Cleaning data for analytics involves several key steps that ensure the information is accurate, complete, and usable. The first step is to assess the dataset, identifying issues such as missing values, duplicates, or irrelevant entries. For instance, if you have a dataset containing customer information, you might find some rows where the email or address fields are empty. This can lead to problems in analysis, so you'll need to decide whether to fill these gaps, discard those rows, or use an imputation method.
Once you identify the problems, the next step is to correct or remove inaccuracies. This could mean standardizing formats for dates or addresses, such as converting all date entries to the "YYYY-MM-DD" format. If you have duplicates—like multiple entries for the same customer—you can consolidate those into a single row. Tools or libraries like pandas in Python can be very helpful for manipulating these datasets. For example, you can use the drop_duplicates()
function to remove duplicate rows easily.

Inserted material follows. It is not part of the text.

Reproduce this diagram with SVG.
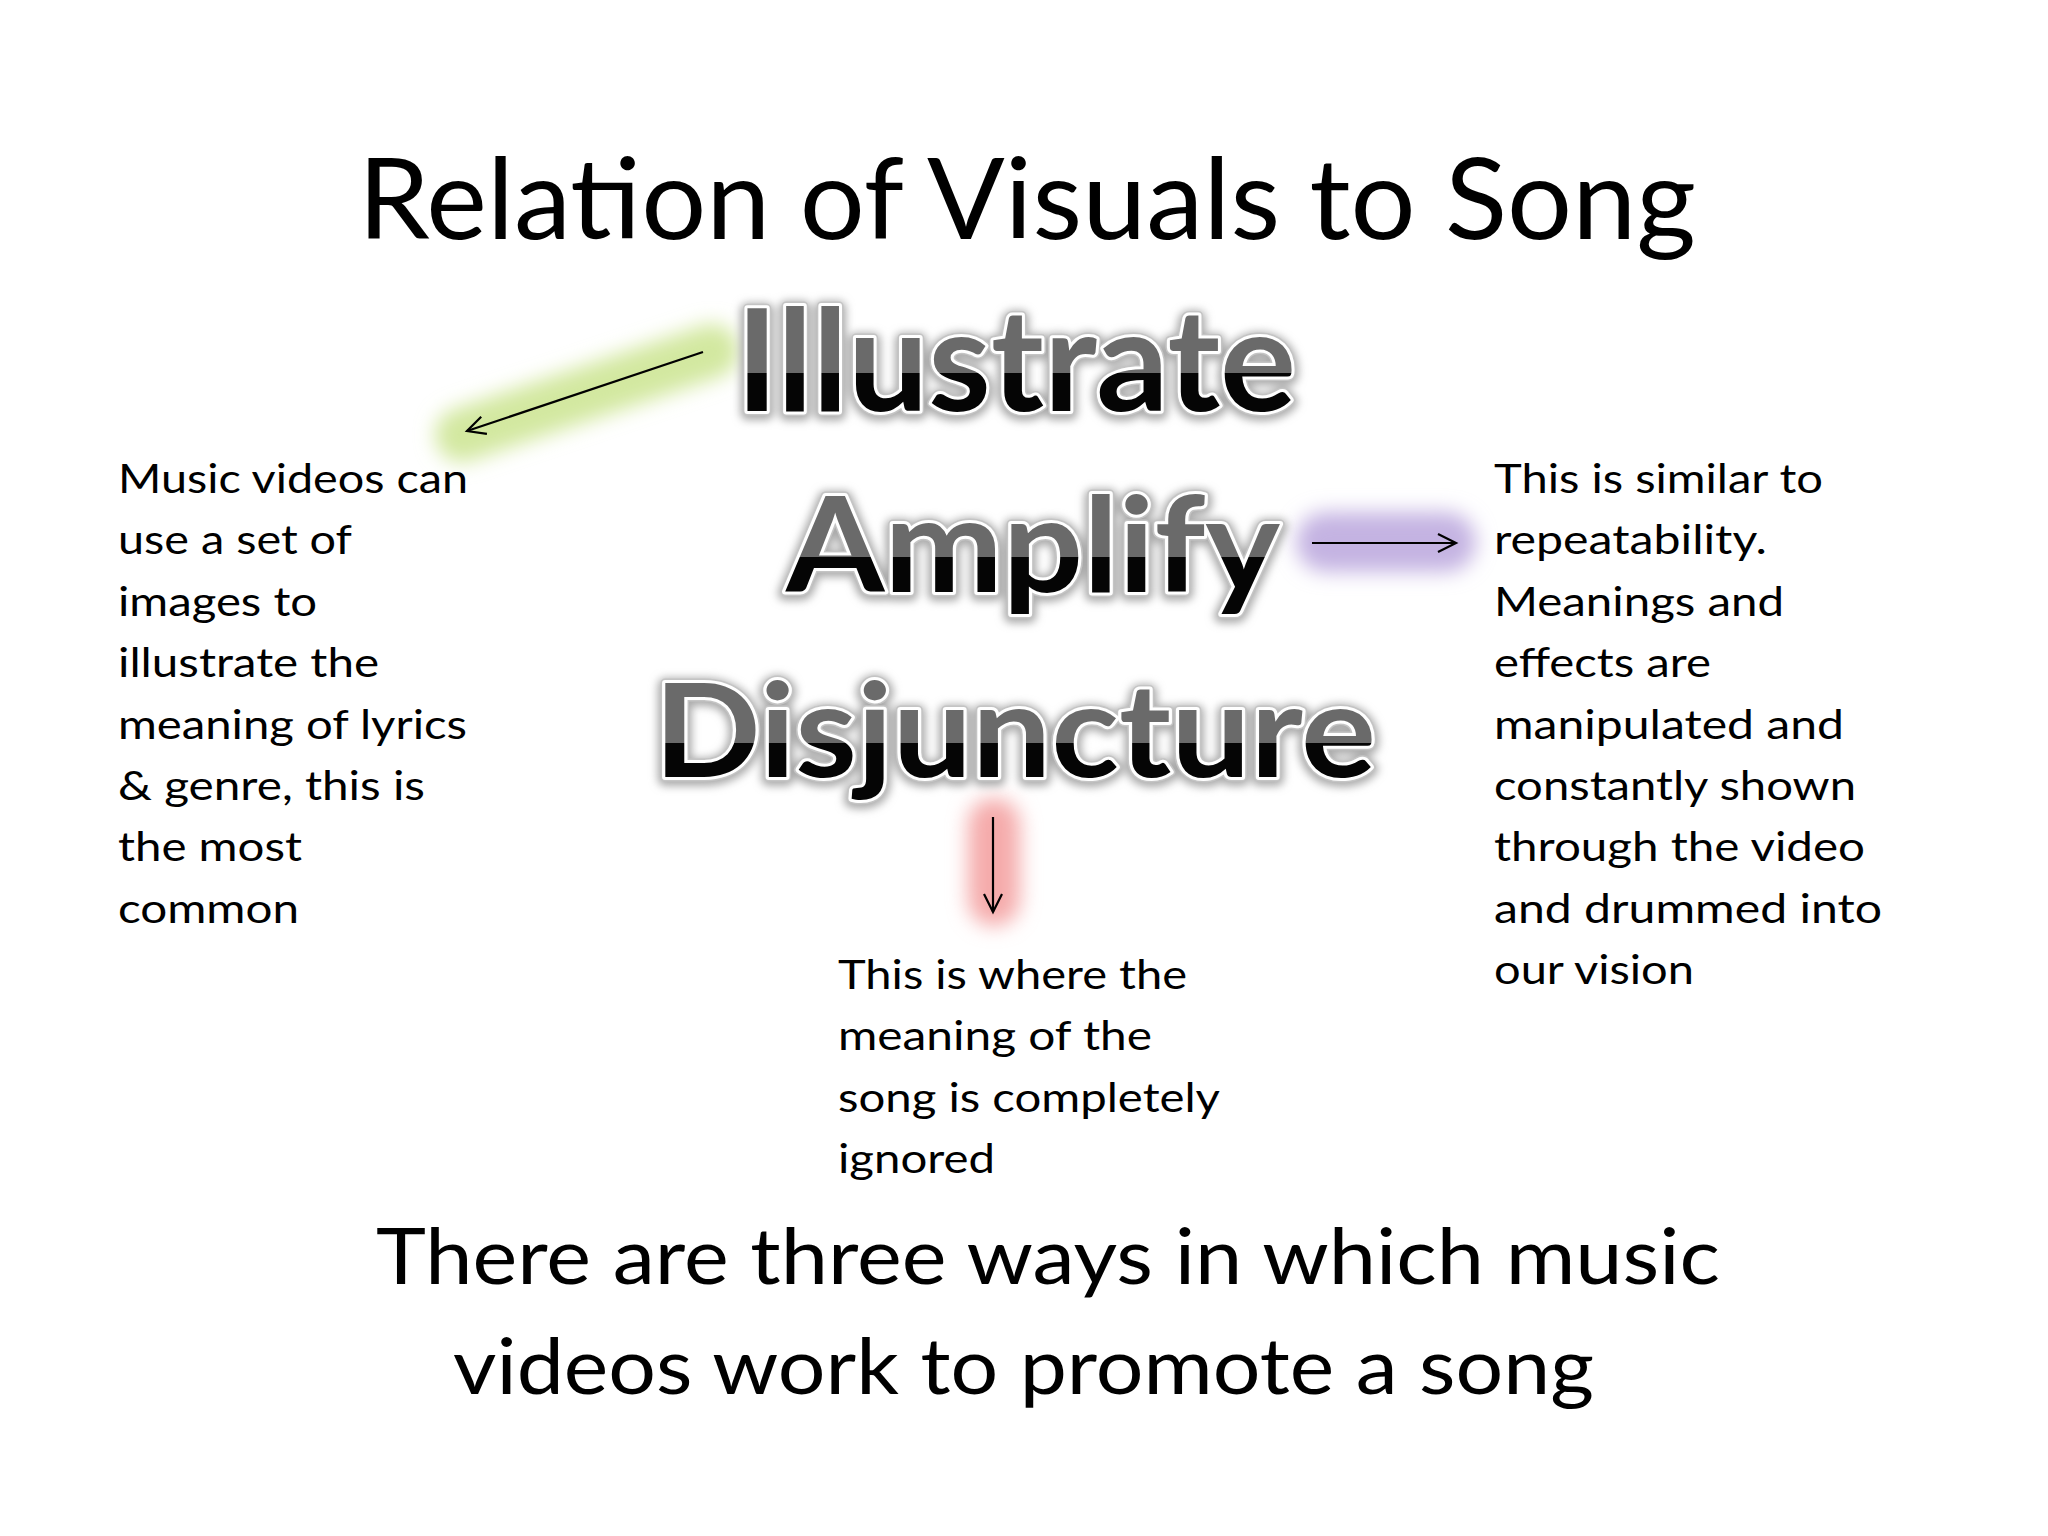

Finally, it’s essential to validate the cleaned data to ensure it remains reliable and relevant for analysis. This involves checking if the cleaning steps were effective. You might create summary statistics or visualizations to get a sense of the data distribution and spot any anomalies. For instance, if your customer age data shows unrealistic values, you can investigate those entries further. Overall, a systematic approach to data cleaning will lead to more accurate analytics and better insights for decision-making.